**Task goal:** Look for the string "produces" in the lines and copy each line that has it.
········
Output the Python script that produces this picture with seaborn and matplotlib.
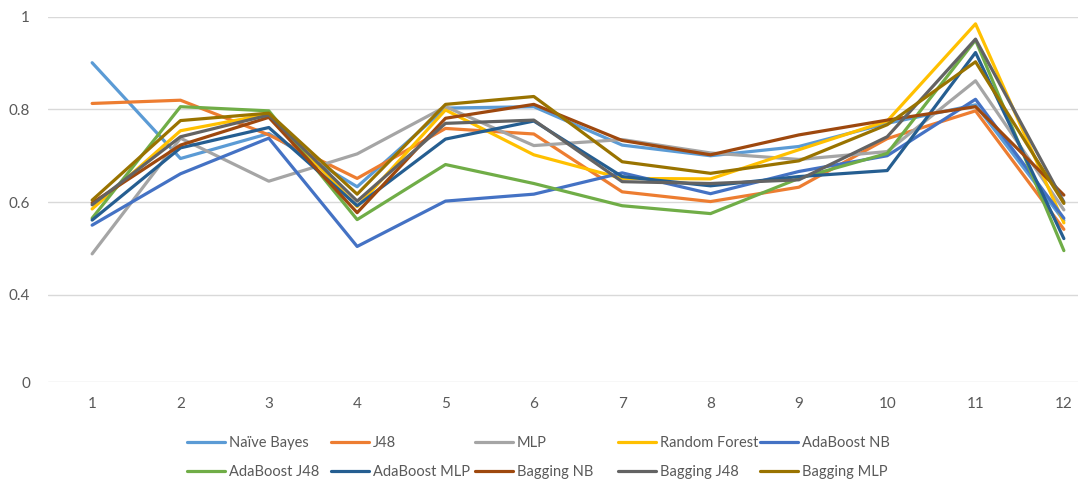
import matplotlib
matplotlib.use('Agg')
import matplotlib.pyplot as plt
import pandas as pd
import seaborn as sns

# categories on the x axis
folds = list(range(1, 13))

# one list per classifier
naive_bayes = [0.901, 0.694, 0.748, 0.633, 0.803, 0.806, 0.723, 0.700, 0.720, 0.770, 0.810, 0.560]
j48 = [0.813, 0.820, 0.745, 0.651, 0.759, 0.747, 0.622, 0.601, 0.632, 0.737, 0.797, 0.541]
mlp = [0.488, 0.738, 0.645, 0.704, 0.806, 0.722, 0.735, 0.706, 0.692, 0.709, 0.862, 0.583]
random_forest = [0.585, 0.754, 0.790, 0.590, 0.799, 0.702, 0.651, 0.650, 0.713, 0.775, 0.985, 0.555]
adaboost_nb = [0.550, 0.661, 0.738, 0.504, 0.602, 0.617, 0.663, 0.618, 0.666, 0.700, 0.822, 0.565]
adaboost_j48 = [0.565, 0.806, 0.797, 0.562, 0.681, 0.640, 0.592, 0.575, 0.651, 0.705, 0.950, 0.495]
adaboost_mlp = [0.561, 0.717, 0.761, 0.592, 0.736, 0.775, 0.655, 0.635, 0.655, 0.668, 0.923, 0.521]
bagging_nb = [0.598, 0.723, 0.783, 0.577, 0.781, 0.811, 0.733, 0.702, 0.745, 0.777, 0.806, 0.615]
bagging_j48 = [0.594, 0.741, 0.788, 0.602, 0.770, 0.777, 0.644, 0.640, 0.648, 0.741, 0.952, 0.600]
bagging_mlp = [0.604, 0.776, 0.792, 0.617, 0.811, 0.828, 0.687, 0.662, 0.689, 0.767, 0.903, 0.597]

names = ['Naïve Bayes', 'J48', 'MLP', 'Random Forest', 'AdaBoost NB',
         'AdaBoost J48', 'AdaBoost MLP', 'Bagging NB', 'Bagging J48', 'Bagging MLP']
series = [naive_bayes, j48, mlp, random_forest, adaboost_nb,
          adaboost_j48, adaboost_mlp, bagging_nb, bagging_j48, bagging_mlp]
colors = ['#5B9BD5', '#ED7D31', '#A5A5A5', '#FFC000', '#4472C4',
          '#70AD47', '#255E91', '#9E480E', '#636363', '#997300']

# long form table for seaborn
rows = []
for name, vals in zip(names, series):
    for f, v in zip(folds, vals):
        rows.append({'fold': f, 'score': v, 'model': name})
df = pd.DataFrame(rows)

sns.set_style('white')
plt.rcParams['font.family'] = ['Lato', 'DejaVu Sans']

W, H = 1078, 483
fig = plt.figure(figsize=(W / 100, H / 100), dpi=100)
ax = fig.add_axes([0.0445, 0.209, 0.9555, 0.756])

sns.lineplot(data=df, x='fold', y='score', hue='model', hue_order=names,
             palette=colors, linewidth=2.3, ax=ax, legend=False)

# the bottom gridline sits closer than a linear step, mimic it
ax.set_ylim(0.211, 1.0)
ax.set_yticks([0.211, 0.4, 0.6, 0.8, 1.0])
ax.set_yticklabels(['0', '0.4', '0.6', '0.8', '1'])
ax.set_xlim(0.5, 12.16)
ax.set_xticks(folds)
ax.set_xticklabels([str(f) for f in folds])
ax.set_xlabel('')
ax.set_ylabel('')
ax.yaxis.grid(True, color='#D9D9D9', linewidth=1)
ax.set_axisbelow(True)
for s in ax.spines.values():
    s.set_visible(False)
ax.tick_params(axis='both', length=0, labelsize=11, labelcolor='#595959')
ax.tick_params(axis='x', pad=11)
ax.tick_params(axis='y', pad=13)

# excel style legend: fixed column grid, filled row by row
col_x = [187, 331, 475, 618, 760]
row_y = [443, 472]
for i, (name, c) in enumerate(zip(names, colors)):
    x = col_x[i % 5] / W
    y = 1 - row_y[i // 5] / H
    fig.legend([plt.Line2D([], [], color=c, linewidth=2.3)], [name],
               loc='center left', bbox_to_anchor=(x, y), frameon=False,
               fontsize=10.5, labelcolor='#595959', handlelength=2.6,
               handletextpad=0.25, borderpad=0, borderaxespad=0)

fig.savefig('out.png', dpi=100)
········
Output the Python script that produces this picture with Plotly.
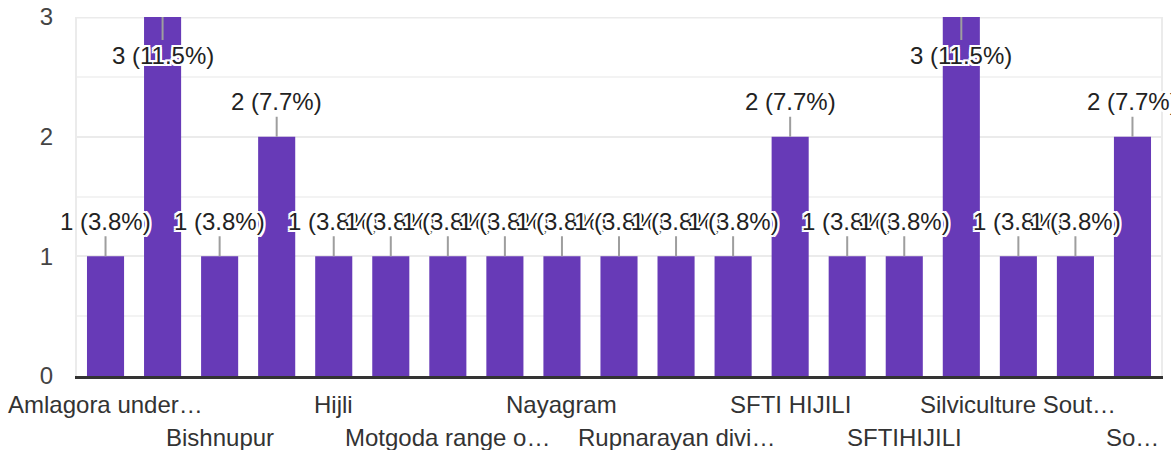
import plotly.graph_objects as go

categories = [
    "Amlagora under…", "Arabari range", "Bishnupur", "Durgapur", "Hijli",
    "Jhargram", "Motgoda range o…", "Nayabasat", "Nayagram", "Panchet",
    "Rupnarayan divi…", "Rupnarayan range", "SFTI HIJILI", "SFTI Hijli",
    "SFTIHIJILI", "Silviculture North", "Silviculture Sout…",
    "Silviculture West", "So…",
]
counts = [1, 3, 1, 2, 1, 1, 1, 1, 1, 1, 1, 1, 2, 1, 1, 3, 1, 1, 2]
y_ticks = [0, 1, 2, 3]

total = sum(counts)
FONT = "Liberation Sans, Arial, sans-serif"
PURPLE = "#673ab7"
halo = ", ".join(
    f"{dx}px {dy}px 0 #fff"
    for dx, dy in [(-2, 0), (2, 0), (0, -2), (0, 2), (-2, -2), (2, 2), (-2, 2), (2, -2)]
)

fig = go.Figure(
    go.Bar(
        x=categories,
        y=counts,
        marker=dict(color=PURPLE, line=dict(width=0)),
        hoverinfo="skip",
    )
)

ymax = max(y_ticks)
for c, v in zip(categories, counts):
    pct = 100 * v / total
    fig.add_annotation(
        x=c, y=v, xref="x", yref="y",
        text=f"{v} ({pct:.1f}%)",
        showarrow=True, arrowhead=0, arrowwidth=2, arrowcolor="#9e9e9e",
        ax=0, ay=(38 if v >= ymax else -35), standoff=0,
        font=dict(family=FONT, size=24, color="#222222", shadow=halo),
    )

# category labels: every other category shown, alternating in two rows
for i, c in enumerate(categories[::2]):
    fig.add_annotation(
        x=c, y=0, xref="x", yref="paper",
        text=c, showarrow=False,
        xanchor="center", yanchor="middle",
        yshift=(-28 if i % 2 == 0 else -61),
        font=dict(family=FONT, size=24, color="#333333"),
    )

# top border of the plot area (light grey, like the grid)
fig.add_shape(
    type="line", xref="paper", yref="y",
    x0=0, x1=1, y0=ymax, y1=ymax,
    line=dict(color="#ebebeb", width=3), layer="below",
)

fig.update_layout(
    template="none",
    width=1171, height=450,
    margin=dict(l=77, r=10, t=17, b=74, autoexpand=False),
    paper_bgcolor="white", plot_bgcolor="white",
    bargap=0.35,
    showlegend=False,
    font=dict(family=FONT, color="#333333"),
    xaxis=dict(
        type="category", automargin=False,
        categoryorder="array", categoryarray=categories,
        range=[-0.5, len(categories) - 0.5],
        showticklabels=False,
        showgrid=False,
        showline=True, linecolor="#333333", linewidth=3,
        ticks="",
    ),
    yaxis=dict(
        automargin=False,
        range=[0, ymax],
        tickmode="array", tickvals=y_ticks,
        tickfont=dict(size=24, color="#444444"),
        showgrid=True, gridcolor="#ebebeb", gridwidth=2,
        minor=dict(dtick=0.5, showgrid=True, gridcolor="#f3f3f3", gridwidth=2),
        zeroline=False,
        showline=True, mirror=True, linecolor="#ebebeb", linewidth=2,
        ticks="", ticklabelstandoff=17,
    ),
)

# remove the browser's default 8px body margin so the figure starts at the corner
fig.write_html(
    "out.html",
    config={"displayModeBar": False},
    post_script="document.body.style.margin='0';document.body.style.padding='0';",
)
········
**The solution:**
Output the Python script that produces this picture with seaborn and matplotlib.
Output the Python script that produces this picture with Plotly.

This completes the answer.